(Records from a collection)

-- start --

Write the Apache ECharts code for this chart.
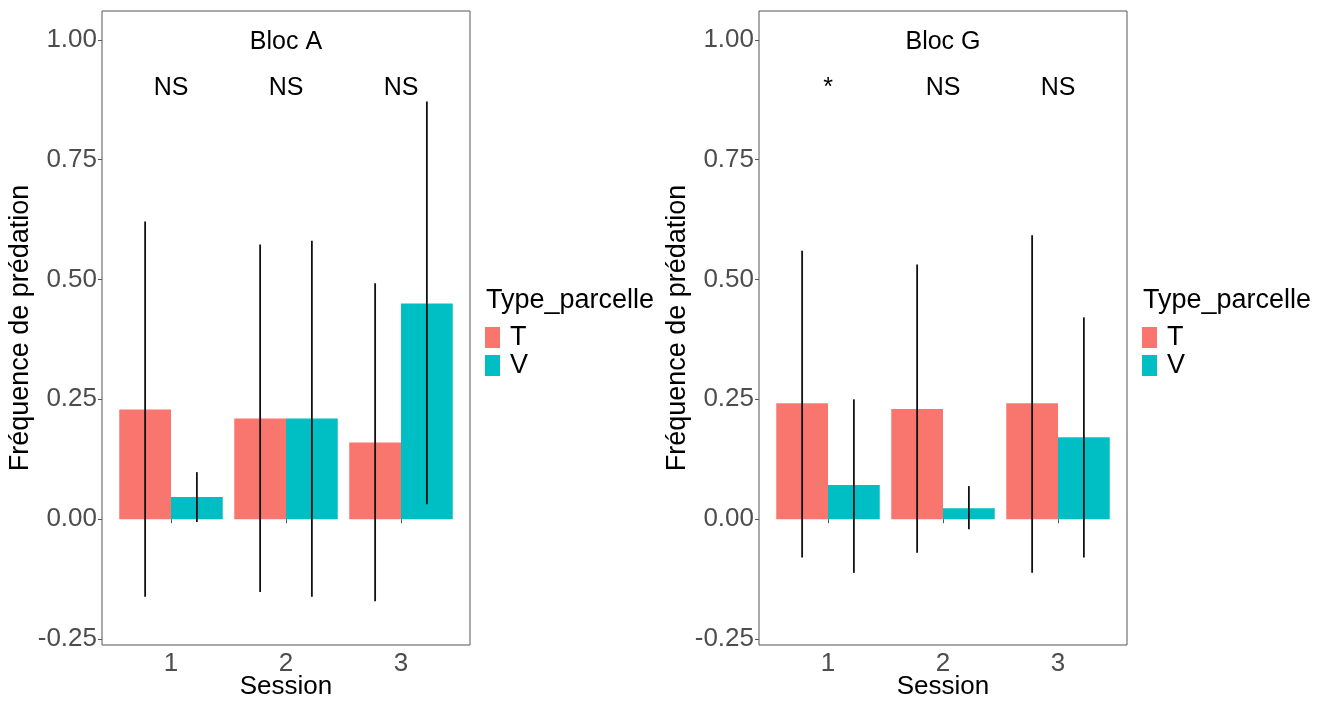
<!DOCTYPE html>
<html>
<head>
<meta charset="utf-8">
<script src="https://cdn.jsdelivr.net/npm/echarts@6/dist/echarts.min.js"></script>
<style>
html,body{margin:0;padding:0;background:#fff;}
#chart{width:1328px;height:702px;}
</style>
</head>
<body>
<div id="chart"></div>
<script>
// ---- data ----
const sessions = [1, 2, 3];
const yTicks = [-0.25, 0, 0.25, 0.5, 0.75, 1];

// Bloc A
const blocA_T = [0.229, 0.21, 0.16];
const blocA_V = [0.046, 0.21, 0.45];
const blocA_T_lo = [-0.162, -0.152, -0.171];
const blocA_T_hi = [0.621, 0.573, 0.492];
const blocA_V_lo = [-0.006, -0.162, 0.031];
const blocA_V_hi = [0.098, 0.581, 0.871];
const blocA_sig = ['NS', 'NS', 'NS'];

// Bloc G
const blocG_T = [0.242, 0.23, 0.242];
const blocG_V = [0.071, 0.023, 0.171];
const blocG_T_lo = [-0.08, -0.07, -0.112];
const blocG_T_hi = [0.56, 0.531, 0.592];
const blocG_V_lo = [-0.112, -0.021, -0.08];
const blocG_V_hi = [0.25, 0.069, 0.421];
const blocG_sig = ['*', 'NS', 'NS'];

const panelTitles = ['Bloc A', 'Bloc G'];
const titleY = 0.995;
const sigY = 0.9;

// ---- build ----
const FONT = 'Liberation Sans, Arial, sans-serif';
const colT = '#F8766D', colV = '#00BFC4';

function barData(vals){ return sessions.map((s,i)=>[s, vals[i]]); }
function errData(lo, hi, sign){ return sessions.map((s,i)=>[s, lo[i], hi[i], sign]); }

function errRender(params, api){
  const x = api.value(0);
  const p1 = api.coord([x, api.value(1)]);
  const p2 = api.coord([x, api.value(2)]);
  const band = api.size([1,0])[0];
  const dx = api.value(3) * 0.225 * band;
  return {type:'line', shape:{x1:p1[0]+dx, y1:p1[1], x2:p2[0]+dx, y2:p2[1]},
          style:{stroke:'#111', lineWidth:1.8}};
}
function textRenderFactory(labels){
  return function(params, api){
    const p = api.coord([api.value(0), api.value(1)]);
    return {type:'text', x:p[0], y:p[1],
      style:{text:labels[params.dataIndex], fill:'#000', font:'25px '+FONT, align:'center', verticalAlign:'middle'}};
  };
}

const grids = [
  {left:102, right:858, top:11, bottom:57},
  {left:759, right:201, top:11, bottom:57}
];

function xAxisFor(i){
  return {type:'value', gridIndex:i, min:0.4, max:3.6,
    name:'Session', nameLocation:'middle', nameGap:29, nameMoveOverlap:false,
    nameTextStyle:{fontSize:26, color:'#000', fontFamily:FONT},
    axisLine:{show:false},
    axisTick:{show:true, length:4, lineStyle:{color:'#555'}, customValues:sessions},
    axisLabel:{fontSize:26, color:'#4D4D4D', fontFamily:FONT, margin:6, customValues:sessions, formatter:v=>String(v)},
    splitLine:{show:false}};
}
function yAxisFor(i){
  return {type:'value', gridIndex:i, min:-0.2625, max:1.06,
    name:'Fréquence de prédation', nameLocation:'middle', nameGap:60,
    nameTextStyle:{fontSize:27, color:'#000', fontFamily:FONT},
    axisLine:{show:false},
    axisTick:{show:true, length:4, lineStyle:{color:'#555'}, customValues:yTicks},
    axisLabel:{fontSize:26, color:'#4D4D4D', fontFamily:FONT, margin:5, customValues:yTicks, formatter:v=>v.toFixed(2)},
    splitLine:{show:false}};
}

const blocs = [
  {T:blocA_T, V:blocA_V, Tlo:blocA_T_lo, Thi:blocA_T_hi, Vlo:blocA_V_lo, Vhi:blocA_V_hi, sig:blocA_sig},
  {T:blocG_T, V:blocG_V, Tlo:blocG_T_lo, Thi:blocG_T_hi, Vlo:blocG_V_lo, Vhi:blocG_V_hi, sig:blocG_sig}
];

const series = [];
blocs.forEach((b,i)=>{
  series.push({name:'T', type:'bar', xAxisIndex:i, yAxisIndex:i, data:barData(b.T), barWidth:'45%', barGap:0,
    itemStyle:{color:colT}, emphasis:{disabled:true}, animation:false});
  series.push({name:'V', type:'bar', xAxisIndex:i, yAxisIndex:i, data:barData(b.V), barWidth:'45%', barGap:0,
    itemStyle:{color:colV}, emphasis:{disabled:true}, animation:false});
  series.push({name:'errT'+i, type:'custom', xAxisIndex:i, yAxisIndex:i, renderItem:errRender,
    data:errData(b.Tlo, b.Thi, -1), encode:{x:0, y:[1,2]}, z:5, animation:false, clip:false});
  series.push({name:'errV'+i, type:'custom', xAxisIndex:i, yAxisIndex:i, renderItem:errRender,
    data:errData(b.Vlo, b.Vhi, 1), encode:{x:0, y:[1,2]}, z:5, animation:false, clip:false});
  series.push({name:'sig'+i, type:'custom', xAxisIndex:i, yAxisIndex:i, renderItem:textRenderFactory(b.sig),
    data:sessions.map(s=>[s, sigY]), encode:{x:0, y:1}, z:6, animation:false, clip:false});
  series.push({name:'title'+i, type:'custom', xAxisIndex:i, yAxisIndex:i, renderItem:textRenderFactory([panelTitles[i]]),
    data:[[2, titleY]], encode:{x:0, y:1}, z:6, animation:false, clip:false});
});

function legendFor(left){
  return {data:['T','V'], orient:'vertical', left:left, top:324, padding:0, icon:'rect',
    itemWidth:15, itemHeight:21, itemGap:1, selectedMode:false,
    textStyle:{fontSize:27, lineHeight:21, color:'#000', fontFamily:FONT, padding:[0,0,0,5]}};
}

const option = {
  backgroundColor:'#fff',
  animation:false,
  textStyle:{fontFamily:FONT},
  title:[
    {text:'Type_parcelle', left:486, top:287, padding:0, textStyle:{fontSize:27, fontWeight:'normal', color:'#000', fontFamily:FONT}},
    {text:'Type_parcelle', left:1143, top:287, padding:0, textStyle:{fontSize:27, fontWeight:'normal', color:'#000', fontFamily:FONT}}
  ],
  legend:[legendFor(485), legendFor(1142)],
  grid: grids.map(g=>Object.assign({show:true, borderColor:'#555', borderWidth:1, backgroundColor:'#fff',
    containLabel:false, outerBoundsMode:'none'}, g)),
  xAxis:[xAxisFor(0), xAxisFor(1)],
  yAxis:[yAxisFor(0), yAxisFor(1)],
  series:series
};

const chart = echarts.init(document.getElementById('chart'), null, {renderer:'canvas'});
chart.setOption(option);
</script>
</body>
</html>
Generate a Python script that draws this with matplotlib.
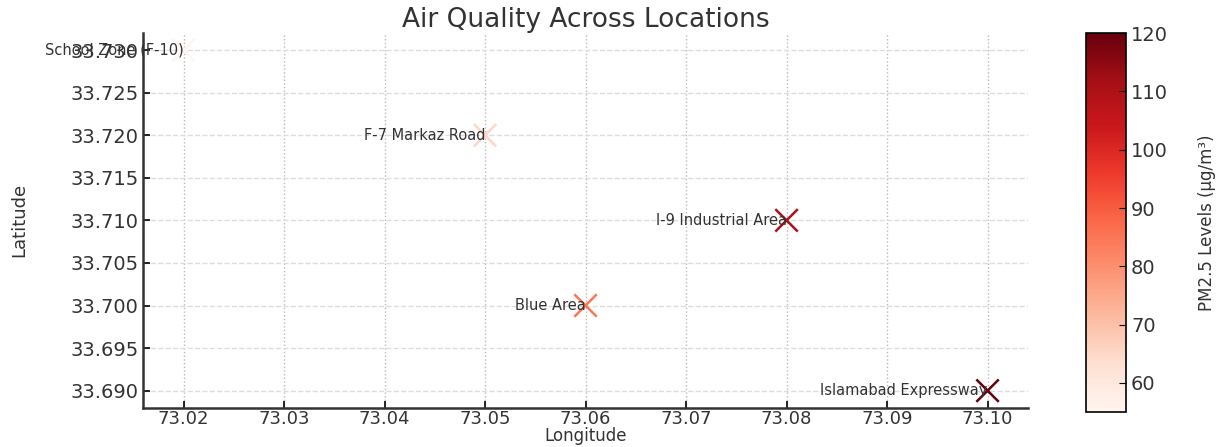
import numpy as np
import matplotlib
import matplotlib.pyplot as plt

# data
locations = ["School Zone (F-10)", "F-7 Markaz Road", "I-9 Industrial Area",
             "Blue Area", "Islamabad Expressway"]
longitude = [73.02, 73.05, 73.08, 73.06, 73.10]
latitude = [33.73, 33.72, 33.71, 33.70, 33.69]
pm25 = [55, 65, 110, 85, 120]

fig = plt.figure(figsize=(12.25, 4.47), dpi=100)
ax = fig.add_axes([0.117, 0.088, 0.722, 0.838])
cax = fig.add_axes([0.8865, 0.078, 0.0327, 0.848])

sc = ax.scatter(longitude, latitude, c=pm25, cmap="Reds", vmin=55, vmax=120,
                marker="x", s=260, linewidths=1.8, zorder=3)
for name, x, y in zip(locations, longitude, latitude):
    ax.text(x, y, name, fontsize=10.5, ha="right", va="center", color="#333333", zorder=4)

ax.set_title("Air Quality Across Locations", fontsize=19, color="#333333", pad=4)
ax.set_xlabel("Longitude", fontsize=12, color="#333333", labelpad=-1)
ax.set_ylabel("Latitude", fontsize=13, color="#333333", labelpad=30)
ax.set_xticks(np.arange(73.02, 73.1001, 0.01))
ax.set_yticks(np.arange(33.69, 33.7301, 0.005))
ax.xaxis.set_major_formatter(matplotlib.ticker.FormatStrFormatter("%.2f"))
ax.yaxis.set_major_formatter(matplotlib.ticker.FormatStrFormatter("%.3f"))
ax.tick_params(direction="in", labelsize=14, labelcolor="#333333", length=5, width=1.2)
ax.tick_params(axis="x", pad=2, labelsize=13)
ax.xaxis.grid(True, linestyle=":", color="#bbbbbb", linewidth=1)
ax.yaxis.grid(True, linestyle="--", color="#dddddd", linewidth=1)
ax.set_axisbelow(True)
for side in ["top", "right"]:
    ax.spines[side].set_visible(False)
for side in ["left", "bottom"]:
    ax.spines[side].set_linewidth(1.8)
    ax.spines[side].set_color("#333333")

cb = fig.colorbar(sc, cax=cax)
cb.set_label("PM2.5 Levels (µg/m³)", fontsize=12, color="#333333", labelpad=22)
cb.set_ticks([60, 70, 80, 90, 100, 110, 120])
cb.ax.tick_params(direction="in", labelsize=14, labelcolor="#333333", length=5)
cb.outline.set_linewidth(1.2)

fig.savefig("out.png", dpi=100)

-- end --

*WHAT THE EXERCISE ASKS:*
Please extract exactly the lines of the data, from the first through the line containing "const blocA_sig = ['NS', 'NS', 'NS'];", and add no pictures to the copy.

*THE RESULT:*
Write the Apache ECharts code for this chart.
<!DOCTYPE html>
<html>
<head>
<meta charset="utf-8">
<script src="https://cdn.jsdelivr.net/npm/echarts@6/dist/echarts.min.js"></script>
<style>
html,body{margin:0;padding:0;background:#fff;}
#chart{width:1328px;height:702px;}
</style>
</head>
<body>
<div id="chart"></div>
<script>
// ---- data ----
const sessions = [1, 2, 3];
const yTicks = [-0.25, 0, 0.25, 0.5, 0.75, 1];

// Bloc A
const blocA_T = [0.229, 0.21, 0.16];
const blocA_V = [0.046, 0.21, 0.45];
const blocA_T_lo = [-0.162, -0.152, -0.171];
const blocA_T_hi = [0.621, 0.573, 0.492];
const blocA_V_lo = [-0.006, -0.162, 0.031];
const blocA_V_hi = [0.098, 0.581, 0.871];
const blocA_sig = ['NS', 'NS', 'NS'];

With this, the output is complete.